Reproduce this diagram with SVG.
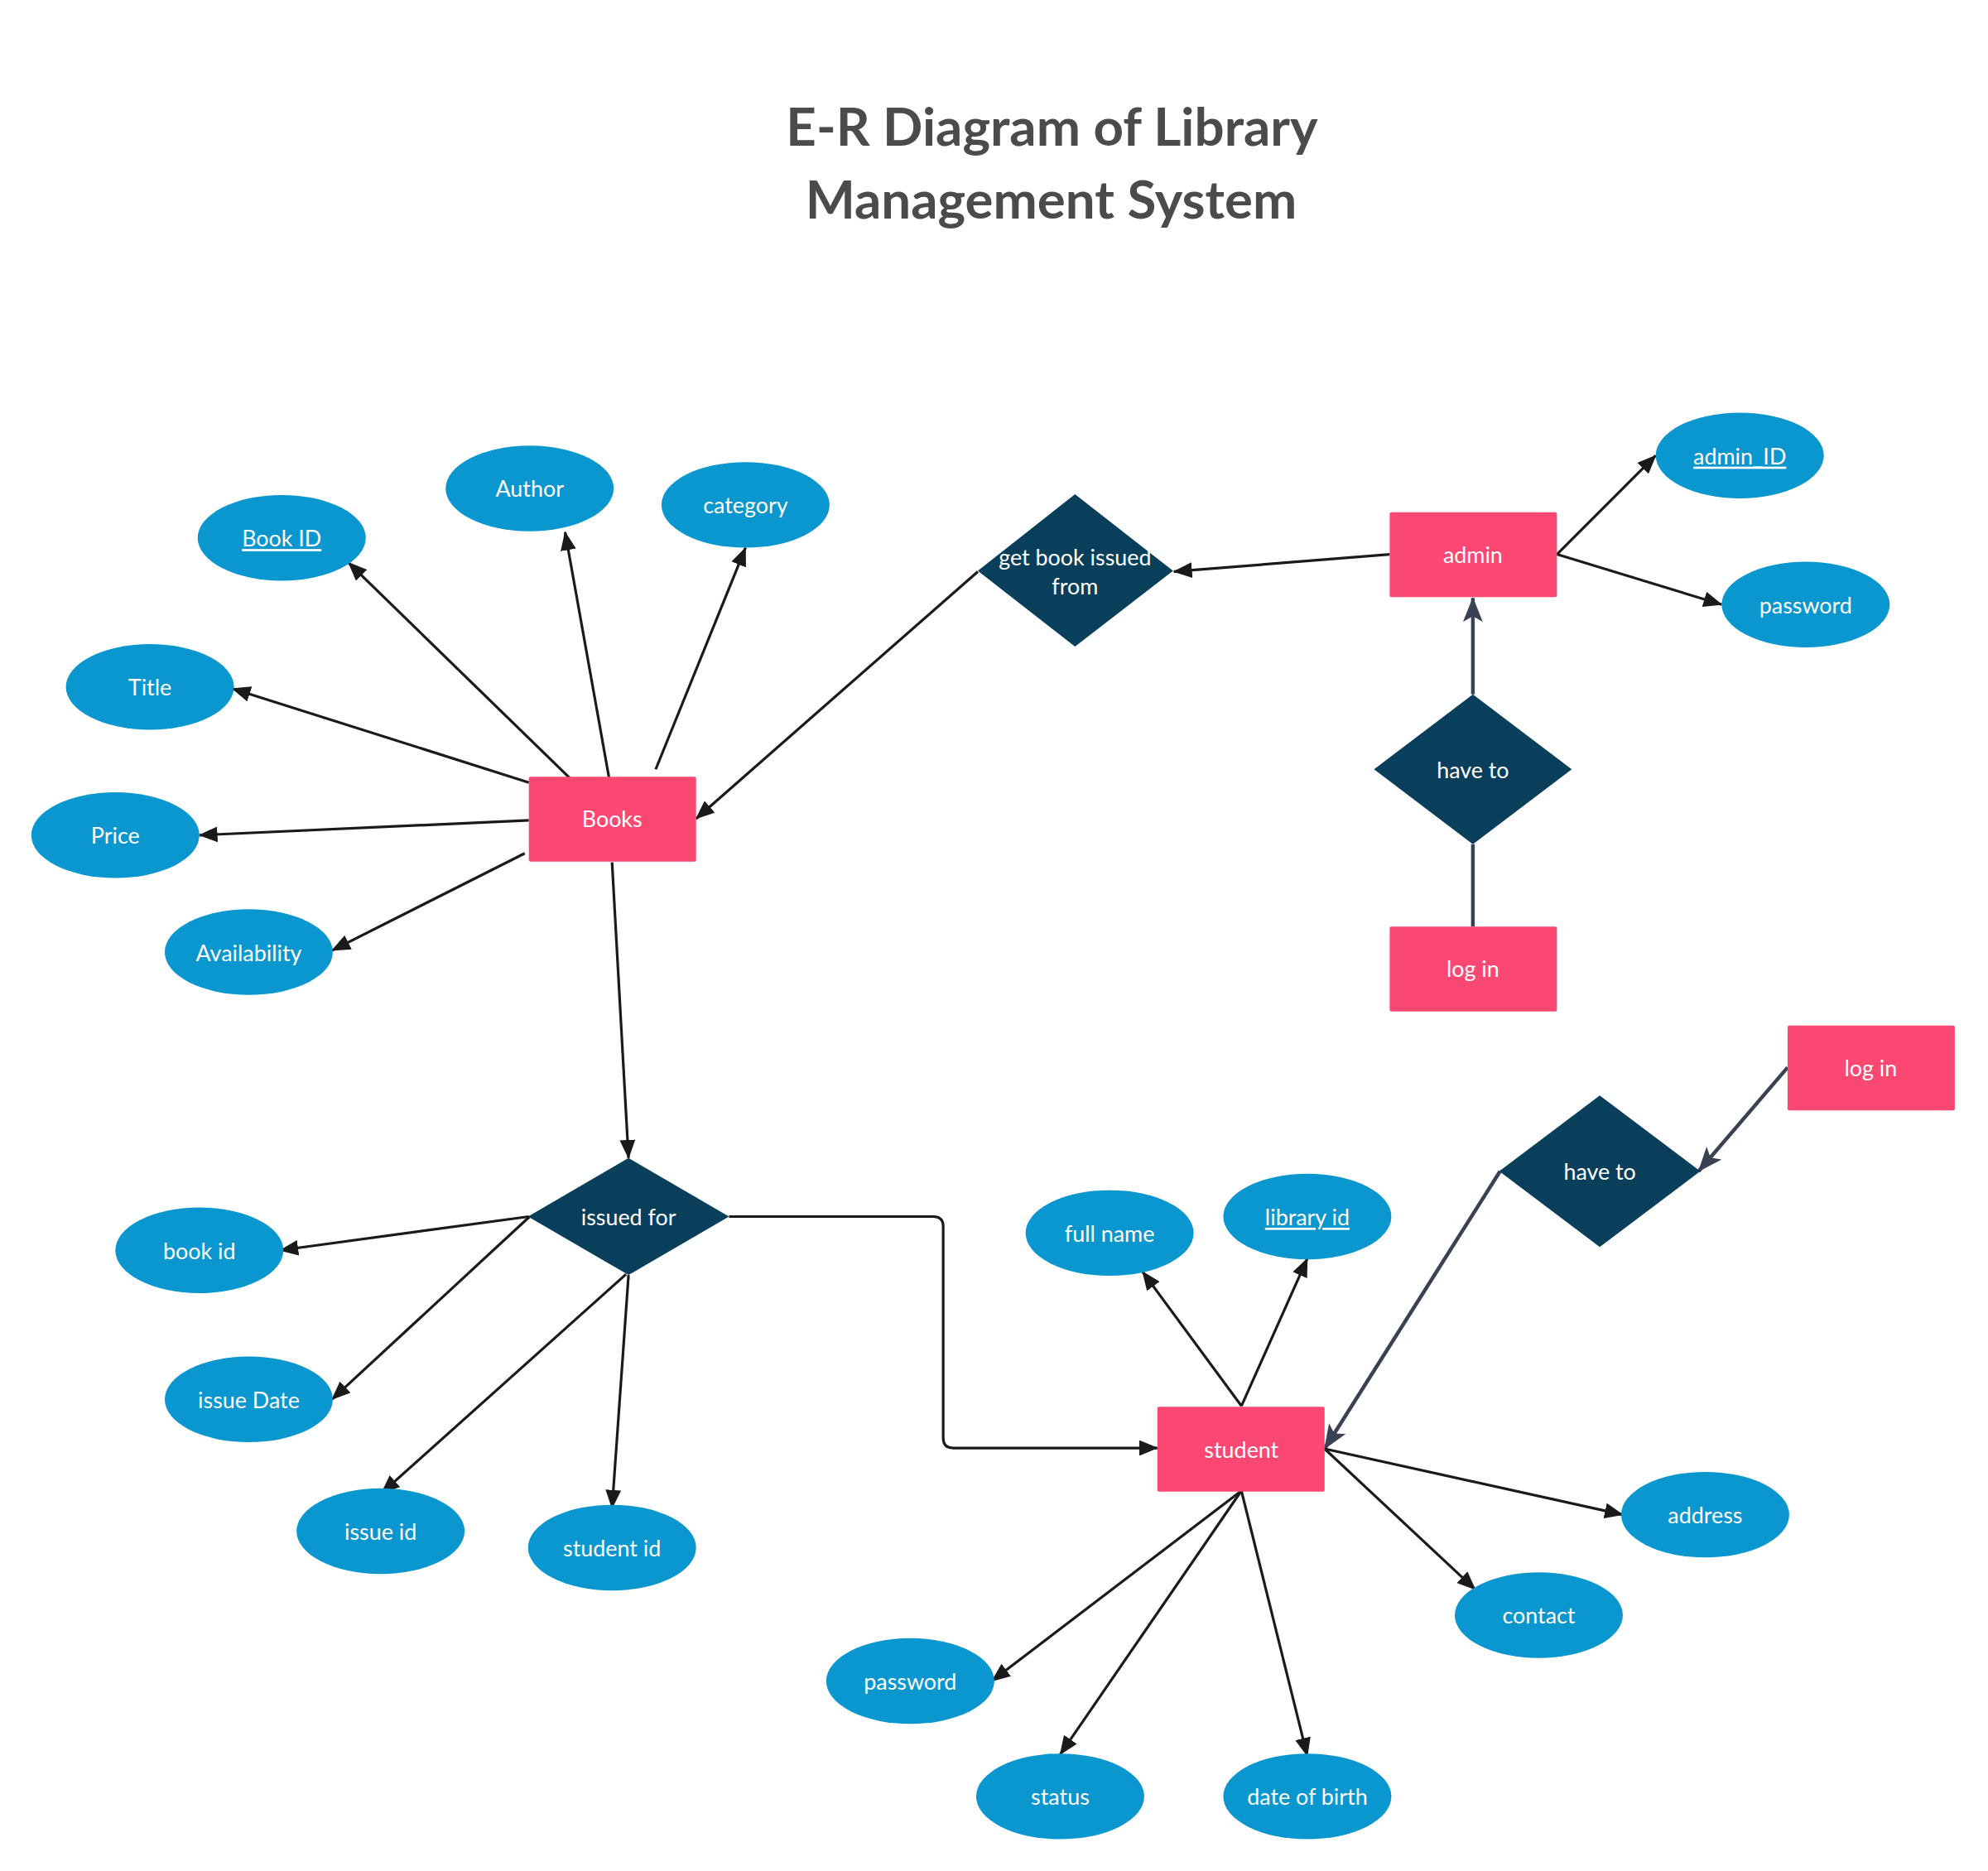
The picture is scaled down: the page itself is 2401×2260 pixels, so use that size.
<svg xmlns="http://www.w3.org/2000/svg" width="2401" height="2260" viewBox="0 0 2401 2260">
<style>
.ent{fill:#fa4872}
.att{fill:#0a96ce}
.rel{fill:#0a3f5c}
.lbl{font-family:Lato,"Open Sans","Liberation Sans",sans-serif;font-size:27px;fill:#ffffff;text-anchor:middle;dominant-baseline:central}
.u{text-decoration:underline}
.title{font-family:Lato,"Open Sans","Liberation Sans",sans-serif;font-size:64px;font-weight:bold;fill:#4b4b4b;text-anchor:middle}
.c{stroke:#1a1a1a;stroke-width:3.2;fill:none;marker-end:url(#arr)}
.s{stroke:#394152;stroke-width:4.5;fill:none}
</style>
<defs>
<marker id="arr" viewBox="0 0 23 19" refX="22" refY="9.5" markerWidth="23" markerHeight="19" markerUnits="userSpaceOnUse" orient="auto">
<path d="M0,0 L23,9.5 L0,19 Z" fill="#1a1a1a"/>
</marker>
<marker id="arr2" viewBox="0 0 30 24" refX="29" refY="12" markerWidth="30" markerHeight="24" markerUnits="userSpaceOnUse" orient="auto">
<path d="M0,0 L30,12 L0,24 L7,12 Z" fill="#394152"/>
</marker>
</defs>
<rect width="2401" height="2260" fill="#ffffff"/>
<g transform="scale(0.9949)">
<g id="title">
<text class="title" x="1277" y="177">E-R Diagram of Library</text>
<text class="title" x="1276" y="265">Management System</text>
</g>
<g id="connectors">
<line class="c" x1="692" y1="945" x2="423" y2="683"/>
<line class="c" x1="740" y1="948" x2="686" y2="646"/>
<line class="c" x1="796" y1="934" x2="905" y2="665"/>
<line class="c" x1="642" y1="950" x2="282" y2="836"/>
<line class="c" x1="642" y1="996" x2="242" y2="1014"/>
<line class="c" x1="637" y1="1036" x2="403" y2="1154"/>
<line class="c" x1="743" y1="1047" x2="763" y2="1406"/>
<line class="c" x1="1187" y1="694" x2="845" y2="994"/>
<line class="c" x1="1687" y1="673" x2="1425" y2="694"/>
<line class="c" x1="1890" y1="673" x2="2010" y2="553"/>
<line class="c" x1="1890" y1="673" x2="2090" y2="734"/>
<line class="s" x1="1788" y1="843" x2="1788" y2="726" marker-end="url(#arr2)"/>
<line class="s" x1="1788" y1="1125" x2="1788" y2="1025"/>
<line class="s" x1="2170" y1="1296" x2="2062" y2="1422" marker-end="url(#arr2)"/>
<line class="s" x1="1821" y1="1422" x2="1608" y2="1759" marker-end="url(#arr2)"/>
<line class="c" x1="642" y1="1477" x2="340" y2="1518"/>
<line class="c" x1="643" y1="1477" x2="403" y2="1699"/>
<line class="c" x1="760" y1="1547" x2="463" y2="1813"/>
<line class="c" x1="763" y1="1548" x2="743" y2="1831"/>
<path class="c" d="M885,1477 L1133,1477 Q1145,1477 1145,1489 L1145,1746 Q1145,1758 1157,1758 L1405,1758"/>
<line class="c" x1="1507" y1="1707" x2="1387" y2="1544"/>
<line class="c" x1="1507" y1="1707" x2="1587" y2="1528"/>
<line class="c" x1="1608" y1="1759" x2="1970" y2="1839"/>
<line class="c" x1="1608" y1="1759" x2="1791" y2="1930"/>
<line class="c" x1="1507" y1="1810" x2="1204" y2="2041"/>
<line class="c" x1="1507" y1="1810" x2="1287" y2="2130"/>
<line class="c" x1="1507" y1="1810" x2="1587" y2="2132"/>
</g>
<g id="books"><rect class="ent" x="642" y="943" width="203" height="103" rx="2"/><text class="lbl" x="743" y="994">Books</text></g>
<g id="admin"><rect class="ent" x="1687" y="622" width="203" height="103" rx="2"/><text class="lbl" x="1788" y="673">admin</text></g>
<g id="login-admin"><rect class="ent" x="1687" y="1125" width="203" height="103" rx="2"/><text class="lbl" x="1788" y="1176">log in</text></g>
<g id="login-student"><rect class="ent" x="2170" y="1245" width="203" height="103" rx="2"/><text class="lbl" x="2271" y="1296">log in</text></g>
<g id="student"><rect class="ent" x="1405" y="1708" width="203" height="103" rx="2"/><text class="lbl" x="1507" y="1759">student</text></g>
<g id="get-book-issued-from"><polygon class="rel" points="1305,600 1424,693 1305,785 1187,693"/><text class="lbl" x="1305" y="676">get book issued</text><text class="lbl" x="1305" y="711">from</text></g>
<g id="have-to-admin"><polygon class="rel" points="1788,843 1908,934 1788,1025 1668,934"/><text class="lbl" x="1788" y="934">have to</text></g>
<g id="issued-for"><polygon class="rel" points="763,1406 885,1477 763,1548 641,1477"/><text class="lbl" x="763" y="1477">issued for</text></g>
<g id="have-to-student"><polygon class="rel" points="1942,1330 2064,1422 1942,1514 1820,1422"/><text class="lbl" x="1942" y="1422">have to</text></g>
<g id="book-id-key"><ellipse class="att" cx="342" cy="653" rx="102" ry="52"/><text class="lbl u" x="342" y="653">Book ID</text></g>
<g id="author"><ellipse class="att" cx="643" cy="593" rx="102" ry="52"/><text class="lbl" x="643" y="593">Author</text></g>
<g id="category"><ellipse class="att" cx="905" cy="613" rx="102" ry="52"/><text class="lbl" x="905" y="613">category</text></g>
<g id="title-attr"><ellipse class="att" cx="182" cy="834" rx="102" ry="52"/><text class="lbl" x="182" y="834">Title</text></g>
<g id="price"><ellipse class="att" cx="140" cy="1014" rx="102" ry="52"/><text class="lbl" x="140" y="1014">Price</text></g>
<g id="availability"><ellipse class="att" cx="302" cy="1156" rx="102" ry="52"/><text class="lbl" x="302" y="1156">Availability</text></g>
<g id="admin-id"><ellipse class="att" cx="2112" cy="553" rx="102" ry="52"/><text class="lbl u" x="2112" y="553">admin_ID</text></g>
<g id="admin-password"><ellipse class="att" cx="2192" cy="734" rx="102" ry="52"/><text class="lbl" x="2192" y="734">password</text></g>
<g id="issue-book-id"><ellipse class="att" cx="242" cy="1518" rx="102" ry="52"/><text class="lbl" x="242" y="1518">book id</text></g>
<g id="issue-date"><ellipse class="att" cx="302" cy="1699" rx="102" ry="52"/><text class="lbl" x="302" y="1699">issue Date</text></g>
<g id="issue-id"><ellipse class="att" cx="462" cy="1859" rx="102" ry="52"/><text class="lbl" x="462" y="1859">issue id</text></g>
<g id="student-id"><ellipse class="att" cx="743" cy="1879" rx="102" ry="52"/><text class="lbl" x="743" y="1879">student id</text></g>
<g id="full-name"><ellipse class="att" cx="1347" cy="1497" rx="102" ry="52"/><text class="lbl" x="1347" y="1497">full name</text></g>
<g id="library-id"><ellipse class="att" cx="1587" cy="1477" rx="102" ry="52"/><text class="lbl u" x="1587" y="1477">library id</text></g>
<g id="address"><ellipse class="att" cx="2070" cy="1839" rx="102" ry="52"/><text class="lbl" x="2070" y="1839">address</text></g>
<g id="contact"><ellipse class="att" cx="1868" cy="1961" rx="102" ry="52"/><text class="lbl" x="1868" y="1961">contact</text></g>
<g id="student-password"><ellipse class="att" cx="1105" cy="2041" rx="102" ry="52"/><text class="lbl" x="1105" y="2041">password</text></g>
<g id="status"><ellipse class="att" cx="1287" cy="2181" rx="102" ry="52"/><text class="lbl" x="1287" y="2181">status</text></g>
<g id="date-of-birth"><ellipse class="att" cx="1587" cy="2181" rx="102" ry="52"/><text class="lbl" x="1587" y="2181">date of birth</text></g>
</g>
</svg>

## [STATED TASK]
Track down the lines that include the word "size" and copy them.

## [FULL SOLUTION]
The picture is scaled down: the page itself is 2401×2260 pixels, so use that size.
.lbl{font-family:Lato,"Open Sans","Liberation Sans",sans-serif;font-size:27px;fill:#ffffff;text-anchor:middle;dominant-baseline:central}
.title{font-family:Lato,"Open Sans","Liberation Sans",sans-serif;font-size:64px;font-weight:bold;fill:#4b4b4b;text-anchor:middle}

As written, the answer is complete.